Ian & I have been chatting a lot lately about our feelings thus far on the trip.  We left our jobs about 11 months ago, left New Zealand exactly a year ago today and have been in SE Asia for almost exactly 6 months and Europe for nearly 4.  When we took this trip we mainly wanted to have more time together, I wanted to see the world and we wanted this opportunity to take a chance on a dream instead of always doing what our jobs and our responsibilities dictated.  Now, at this point, we’ve reflected on a lot and feel like we have changed our priorities, learned some good lessons and do not want to slip back into the same routine and expectation without keeping these tidbits!  We decided I would write them all down so they could go in the blog. Really the blog and this is just a journal for us to reflect back on, but anyone reading will also get an inside glimpse into our thoughts too.  So these are notes to myself and Ian really.  Putting this on the world wide web is interesting and makes me feel vulnerable but it’s a good exercise in not worrying about what other people think. 

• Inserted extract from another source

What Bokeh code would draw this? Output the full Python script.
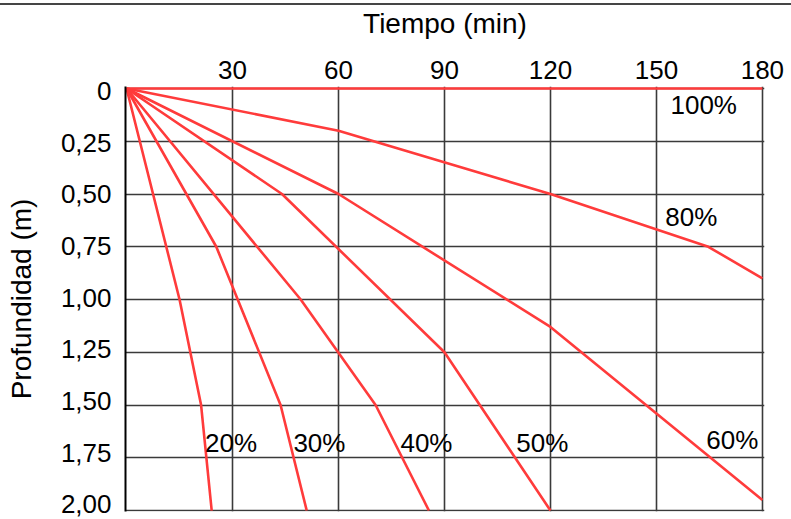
from bokeh.plotting import figure
from bokeh.models import Range1d, FixedTicker
from bokeh.core.properties import value
from bokeh.embed import file_html
from bokeh.resources import INLINE

# ---- data ----
time_ticks = [30, 60, 90, 120, 150, 180]
depth_ticks = [0, 0.25, 0.5, 0.75, 1.0, 1.25, 1.5, 1.75, 2.0]
depth_tick_labels = ["0", "0,25", "0,50", "0,75", "1,00", "1,25", "1,50", "1,75", "2,00"]

series_names = ["100%", "80%", "60%", "50%", "40%", "30%", "20%"]
t_100 = [0, 180]
d_100 = [0, 0]
t_80 = [0, 60, 120, 164.7, 180]
d_80 = [0, 0.2, 0.5, 0.75, 0.9]
t_60 = [0, 60, 120, 180]
d_60 = [0, 0.5, 1.13, 1.95]
t_50 = [0, 44, 90, 120]
d_50 = [0, 0.5, 1.25, 2.0]
t_40 = [0, 49.3, 70.5, 85.6]
d_40 = [0, 1.0, 1.5, 2.0]
t_30 = [0, 25.4, 43.6, 51]
d_30 = [0, 0.75, 1.5, 2.0]
t_20 = [0, 15, 21.1, 24.1]
d_20 = [0, 1.0, 1.5, 2.0]

series_t = [t_100, t_80, t_60, t_50, t_40, t_30, t_20]
series_d = [d_100, d_80, d_60, d_50, d_40, d_30, d_20]

# label anchor positions (data coords)
label_x = [163.4, 159.9, 171.5, 117.7, 84.9, 54.6, 29.6]
label_y = [0.076, 0.61, 1.668, 1.68, 1.68, 1.68, 1.68]

FONT = "Liberation Sans"
RED = "#ff3b3b"

p = figure(width=791, height=519, output_backend="svg", toolbar_location=None,
           x_axis_location="above",
           x_range=Range1d(-0.3, 180.6), y_range=Range1d(2.0047, -0.0095),
           min_border_left=125, min_border_right=27, min_border_top=86, min_border_bottom=8)
p.outline_line_color = None
p.background_fill_color = "white"
p.border_fill_alpha = 0
p.styles = {"background": "linear-gradient(to bottom, #ffffff 0px, #ffffff 3px, #454545 3px, "
                          "#454545 5px, #ffffff 5px, #ffffff 100%)"}

# the depth tick labels sit on a slightly tighter scale than the grid, as in the original
p.extra_y_ranges = {"labels": Range1d(start=2.0339, end=-0.0218)}

# axes
xa = p.xaxis[0]
xa.ticker = FixedTicker(ticks=time_ticks)
xa.axis_label = "Tiempo (min)"
xa.axis_line_color = None
xa.major_tick_line_color = None
xa.minor_tick_line_color = None
xa.major_label_text_font = FONT
xa.major_label_text_font_size = "26px"
xa.major_label_text_color = "black"
xa.major_label_standoff = 2
xa.axis_label_text_font = FONT
xa.axis_label_text_font_size = "28px"
xa.axis_label_text_font_style = "normal"
xa.axis_label_text_color = "black"
xa.axis_label_standoff = 19

ya = p.yaxis[0]
ya.y_range_name = "labels"
ya.ticker = FixedTicker(ticks=depth_ticks)
ya.major_label_overrides = {t: s for t, s in zip(depth_ticks, depth_tick_labels)}
ya.axis_label = "Profundidad (m)"
ya.axis_line_color = "black"
ya.axis_line_width = 2
ya.major_tick_line_color = None
ya.minor_tick_line_color = None
ya.major_label_text_font = FONT
ya.major_label_text_font_size = "26px"
ya.major_label_text_color = "black"
ya.major_label_standoff = 8
ya.axis_label_text_font = FONT
ya.axis_label_text_font_size = "28px"
ya.axis_label_text_font_style = "normal"
ya.axis_label_text_color = "black"
ya.axis_label_standoff = 21

gy = p.ygrid[0]
gy.axis = None
gy.ticker = FixedTicker(ticks=depth_ticks)
gy.y_range_name = "default"

p.xgrid.grid_line_color = "#3a3a3a"
p.xgrid.grid_line_width = 1.6
p.ygrid.grid_line_color = "#3a3a3a"
p.ygrid.grid_line_width = 1.6

for t, d in zip(series_t, series_d):
    p.line(t, d, line_color=RED, line_width=2.6)

p.text(x=label_x, y=label_y, text=series_names, text_font=value(FONT),
       text_font_size="26px", text_color="black", text_align="center",
       text_baseline="middle")

open("out.html", "w").write(file_html(p, INLINE))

Firstly, the amount of gratitude we have for this entire experience and even our lives up to now makes us want to burst.  Going all the way back to gratitude for amazing careers at Daimler that brought us together in the first place, put us on a good financial footing to allow us to move to New Zealand then take the risk of traveling the world and for giving us a taste of everything the world has to offer.  In my 15 years with Daimler I had the opportunity to go to every single continent except Antarctica with the company and Ian wasn’t far behind me in his 20+ years with them.  We have gratitude for our doTERRA business and all of the awesome people who have joined us on that journey – it’s really given us a like-minded community, awesome friends, powerful tools and the financial security to fund this awesome year. We have unmeasurable gratitude for each other and our children.  We may have found each other fairly late in life, but I think that makes us appreciate what we have even more, including our 3 awesome & crazy kiddos.  Lara has had the hardest time on this journey, missing friends, school, being hot and venturing way outside of her comfort zone with food, culture, poverty and sleeping arrangements!  However, she has had a great attitude most days, has continued to do well in school, has helped a TON with her brothers, has been a joy to have around and occasionally we see glimpses of lessons learned about big world issues and that makes us really proud!  The boys are just energetic toddlers happy to follow along as long as mommy & daddy are there.  We are grateful that they haven’t had major illnesses, accidents and for the most part, have eaten and slept pretty well!  They have learned to swim, learned to really talk and even at 2 have shown growth in cultural awareness – learning to say thank you in multiple languages and even telling Nana (in their own way) about how the Champa people thought the water of the mountain was holy so they poured it on the alter rather than sacrificing. Of course, they couldn’t communicate quite all of that detail, but I hadn’t even realized they were listening to the tour guide!!  We are grateful that we had the GUTS to follow our dreams.  I can’t tell you how many people have told us they wish that they could do that or that they are living vicariously through us and I just want to shout from the rooftops to do it.  Life is short and we are so thankful that we took this opportunity.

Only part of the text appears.